Gail moved her hands away, twisting them together above her empty plate, wringing something out of them. “I didn’t know,” she said.

“I wasn’t a bad son, Mother. You were a lousy mother. My father wasn’t a lousy husband. You were a selfish, adulterous bitch.”

My God, I’m free.

Gail’s face trembled. She got small and wrinkled and old.

My God, I’m home. I’m out. I’m out of the sea of lies.

“Peter,” his old mother pleaded.

Beg me, Mother. Beg me for my love.

“Peter, that’s not true,” her voice watered, words sagging out of her throat, drowning in the air.

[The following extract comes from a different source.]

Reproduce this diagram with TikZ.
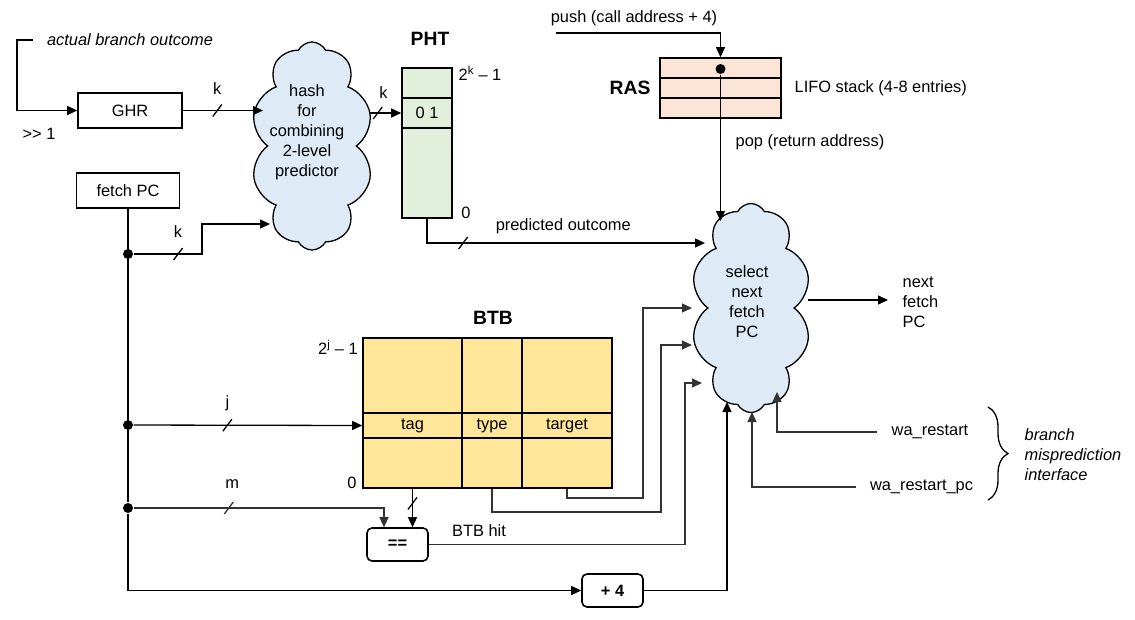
\documentclass[tikz,border=0pt]{standalone}
\usepackage{fontspec}
\setmainfont{Liberation Sans}
\usetikzlibrary{matrix, arrows.meta, shapes.symbols, decorations.pathreplacing}

\definecolor{hashblue}{RGB}{222,235,247}
\definecolor{phtgreen}{RGB}{226,239,218}
\definecolor{raspink}{RGB}{252,229,214}
\definecolor{btbyellow}{RGB}{255,230,153}

\tikzset{
  blk/.style = {draw, line width=1.6pt, minimum width=104, minimum height=35},
  op/.style = {draw, line width=1.6pt, rounded corners=5pt, minimum width=61, minimum height=33, font=\bfseries},
  blob/.style = {draw, cloud, cloud puffs=10, cloud puff arc=125, cloud ignores aspect, fill=hashblue, line width=1.3pt},
  cell/.style = {draw, line width=1.6pt, inner sep=0},
  jdot/.style = {circle, fill, inner sep=0, minimum size=10},
  title/.style = {font=\fontsize{19.3}{22}\selectfont\bfseries},
  wire/.style = {line width=1.1pt, draw=black!80},
  bus/.pic = {\draw[-, line width=1.3pt] (-4.5pt,-6pt) -- (4.5pt,6pt);},
}

\begin{document}
\fontsize{16.4}{20}\selectfont
\begin{tikzpicture}[x=1pt, y=-1pt, >={Triangle[length=10pt,width=9pt]}, line width=1.3pt]
\useasboundingbox (0,0) rectangle (1135,619);

% history register, fetch PC
\node[blk] (ghr) at (130,110.5) {GHR};
\node[blk, minimum width=103] (fpc) at (128,190.5) {fetch PC};
\node[font=\itshape] (abo) at (130,40) {actual branch outcome};
\node (shr) at (39,134) {>{}> 1};
\draw[->] ([xshift=-8pt]abo.west) -- ++(-16,0) |- (ghr.west);

\node[jdot] (d1) at (128,254) {};
\node[jdot] (d2) at (128,425) {};
\node[jdot] (d3) at (128,508) {};
\draw (fpc.south) -- (d3);

% hash cloud
\node[blob, minimum width=122, minimum height=208] (hash) at (312,146) {};
\node[align=center] (hashtxt) at (307,132) {hash\\for\\combining\\2-level\\predictor};
\coordinate (hghr) at (263,110.5);
\coordinate (hpc) at (270,224);
\coordinate (hout) at (369,113);
\draw[->] (ghr.east) -- (hghr) node[pos=.43, yshift=22pt] (k1) {k} pic[pos=.43]{bus};
\draw[->] (d1) -- ++(74,0) node[pos=.65, yshift=22pt] (k2) {k} pic[pos=.65]{bus} |- (hpc);

% PHT
\node[cell, fill=phtgreen, minimum width=50, minimum height=30] (pht1) at (427,83) {};
\node[cell, fill=phtgreen, minimum width=50, minimum height=30] (pht2) at (427,113) {0 1};
\node[cell, fill=phtgreen, minimum width=50, minimum height=90] (pht3) at (427,173) {};
\node[title] (phtlbl) at (430,39) {PHT};
\node[anchor=west, inner sep=0] (phthi) at (458,73) {2\textsuperscript{k} -- 1};
\node (phtlo) at (466,213) {0};
\draw[->] (hout) -- (pht2.west) node[pos=.45, yshift=20pt] (k3) {k} pic[pos=.27]{bus};

% RAS
\node[cell, fill=raspink, minimum width=121, minimum height=20] (ras1) at (720.5,68) {};
\node[cell, fill=raspink, minimum width=121, minimum height=20] (ras2) at (720.5,88) {};
\node[cell, fill=raspink, minimum width=121, minimum height=20] (ras3) at (720.5,108) {};
\node[title] (raslbl) at (630,88) {RAS};
\node[anchor=west, inner sep=0] (lifo) at (794,88) {LIFO stack (4-8 entries)};
\node (push) at (634,18) {push (call address + 4)};
\node (pop) at (810,142) {pop (return address)};
\coordinate (pushin) at (556,33);
\draw[->] (pushin) -| (ras1.north);
\node[jdot] (popdot) at (720.5,69) {};

% select next fetch PC
\node[blob, minimum width=120, minimum height=209] (sel) at (751,308) {};
\node[align=center] (seltxt) at (747,302) {select\\next\\fetch\\PC};
\node[anchor=west, align=left, inner sep=0] (nfpc) at (902,302) {next\\fetch\\PC};
\coordinate (spop) at (720.5,221);
\coordinate (spred) at (705,243);
\coordinate (stgt) at (692,308);
\coordinate (stype) at (692,345);
\coordinate (shit) at (702,383);
\coordinate (sinc) at (727,402);
\coordinate (srpc) at (752,412);
\coordinate (srst) at (777,392);
\coordinate (sout) at (808,300);
\coordinate (nfin) at (888,300);
\draw[->] (popdot) -- (spop);
\draw[->] (pht3.south) |- (spred) node[pos=.745, yshift=17pt] (predlbl) {predicted outcome} pic[pos=.565]{bus};
\draw[->] (sout) -- (nfin);

% BTB
\matrix (btb) [matrix of nodes, nodes in empty cells, column sep=-1.6pt, row sep=-1.6pt,
  nodes={cell, fill=btbyellow, anchor=center},
  row 1/.style={nodes={minimum height=75}}, row 2/.style={nodes={minimum height=25}},
  row 3/.style={nodes={minimum height=50}},
  column 1/.style={nodes={minimum width=99}}, column 2/.style={nodes={minimum width=60}},
  column 3/.style={nodes={minimum width=90}}] at (487.5,413) {
  & & \\
  tag & type & target \\
  & & \\
};
\node[title] (btblbl) at (493,318) {BTB};
\node (btbhi) at (338,347) {2\textsuperscript{j} -- 1};
\node (btblo) at (352,483) {0};
\draw[->] (d2) -- (btb-2-1.west) node[pos=.41, yshift=22pt] (jl) {j} pic[pos=.41]{bus};

\node[op] (eq) at (397.5,544.5) {==};
\node[op] (inc) at (612.5,590.5) {+ 4};
\node (hitlbl) at (479,531) {BTB hit};
\draw[->, wire] (d3) -| ([xshift=-13.5pt]eq.north) node[pos=.197, yshift=24pt] (ml) {m} pic[pos=.19]{bus};
\draw[->] (btb-3-1.south) -- (btb-3-1.south |- eq.north) pic[pos=.38]{bus};
\draw[->, wire] (btb-3-3.south) |- (643,498) |- (stgt);
\draw[->, wire] (btb-3-2.south) |- (661,512) |- (stype);
\draw[->, wire] (eq.east) -| (685,383) -- (shit);
\draw[->] (d3) |- (inc.west);
\draw[->] (inc.east) -| (sinc);

% misprediction interface
\node[inner xsep=14pt] (wr) at (930,432) {wa\_restart};
\node[inner xsep=13pt] (wrpc) at (921.5,487) {wa\_restart\_pc};
\draw[->, wire] (wr.west) -| (srst);
\draw[->, wire] (wrpc.west) -| (srpc);
\draw[decorate, decoration={brace, amplitude=20pt}] (988,407) -- (988,500);
\node[font=\itshape, align=left, anchor=west, inner sep=0] (bmi) at (1024,455) {branch\\misprediction\\interface};
\end{tikzpicture}
\end{document}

“You tell lies to protect yourself. I thought it was to hurt me. But the lies are to cover your nakedness. I’m not your son anymore. And Byron will have nothing to do with you. I don’t want to be reminded of your existence. It’s crazy—”

(“What do you think will happen if you say this to your mother?” Kotkin asked.

(“I think you’ll be out one customer.”

(Silence. Kotkin thinks I’m acting out, crazy, escaping from one jail cell into another.)

“It’s crazy, I know,” Peter groaned to the old woman who was his mother. “But I’ve never really been your son anyway. So let’s make it real. Let’s take away the fiction. Why should you have your illusions? I don’t have reality! Let’s take away your dreams, then maybe I can have some.”

He was crying. Happy five-year-old Peter was back in his cheeks, in his mouth, in his eyes, in every part of himself, crying at what they did to him, crying at their stupid, selfish love.

He pushed away from the table, fought to stand on the teetering world.

“I’m going home.”

Her face was strange, something old and different. I didn’t even know her.

“Home,” he sang to her. Maybe the word would tell her. Tell her his regret. “I wanted to love you.”

Peter covered his face on his way out. He didn’t want to see himself in the stranger’s eyes.

Go to the love you’ve got, Peter. Get there fast.

MOM DIED alone.

The doctor said it had happened fast, mostly during her sleep. Lily woke up with the episode already well under way; she suffered little, he claimed.

What bullshit. He was also in bed when it happened.

Diane tried to be rational. She went to the doctor, listened to his explanations, spoke to Lily’s friends, asked them where to arrange a funeral, found the director, made all these plans, all to happen quickly, to bury Lily as Lily would have wished: a respectable Jewish woman, with a solemn rabbi and a full house of her peers. Diane spent the day of her mother’s death being a good girl. She made all the right arrangements.

But orphans wander. In Philadelphia she was an orphan.

At first, she tried to stay. She sat in her mother’s kitchen, after the long, incredible day, and the event came to the door, entered, and sat at the table: Hello. Your mother died today. How do you feel?

She jumped up. Turned on the television. Cried.

Peter called to check on her and asked, Should we come down right now?

No, wait till the morning. Brave Diane. I’ll be all right.

We’ll come over, Lily’s friends said when they phoned.

No, no, brave Diane said, tomorrow. I want to be alone tonight.

Everyone said, We understand.

But Diane didn’t understand why she turned them away. Because I wasn’t there. I didn’t save her. And she cried, moaned in agony on her mother’s furniture. Peter said, “I’m very sorry. She loved you very much.”

For a second, she thought he was kidding her. He liked to be ironic, so ironic that the slow-witted took him literally and never knew they had been insulted.